If we were having coffee today, then I’d tell you that planning lessons is not as easy as it sounds. My English student doesn’t need to start from scratch, but she does need a comprehensive refresher on basic grammar plus reading activities that tie in with the grammar lesson. I also need to get her to talk more. My previous students went to my school, so I knew their workbooks and I knew what their teachers were like. The adults I taught had no books at all and it was all based on being able to talk rather than learn what exactly the conditional clauses are. I taught them what’s right to use in a certain situation and why, but not what it was called because that was of little importance.
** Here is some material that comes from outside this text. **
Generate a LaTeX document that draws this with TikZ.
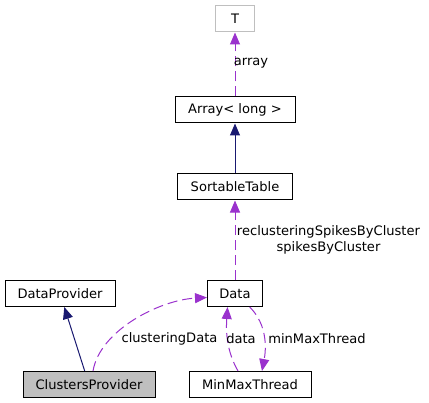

She’s a lovely girl, and even her teacher doesn’t believe in her and that makes me sad. Because she knows she can do it, she wants to be able to do it, has had years of extra tuition and after working her way up to a B, they changed teachers and she dropped to a D- again. I’m a believer in encouragement. Having at least 1 person who believes in you and tells you you’re doing a good job can do wonders. So while I try and teach her and correct her when she’s wrong, I also tell her that she’s doing a great job. And if the second read-through is better I tell her so, because it shows her that the effort she puts in is paying off. Yes, she has massive gaps in her vocabulary. In Year 11 (after at least 6 years of learning English – they changed the system since I was in high school, so she might have started learning English before Year 5) she didn’t know the word “always.” But I truly think this is down to her not speaking regularly. I’ve seen the class sizes here, my own English class had 29 other students in it, so not everyone gets to speak. Except when I’m explaining grammar to her, I’ll speak English, though she can ask me to translate or paraphrase. I’ve already set her the task of highlighting unknown words in texts she reads, looking them up and bringing me the list next week so we can practice those words and put their usage into context.
Sorry, I’m rambling. It’s been a while since I have extra tuition and I care about her success.
If we were having coffee today then this is where I’d refill the coffee mugs for those who want to stay and take the used cups of those who want to leave through to the kitchen. The list of other Weekend Coffee Sharers is on the notice board by the door, so have a look on your way out!
Thank you for having coffee with me, it’s been lovely to see you again.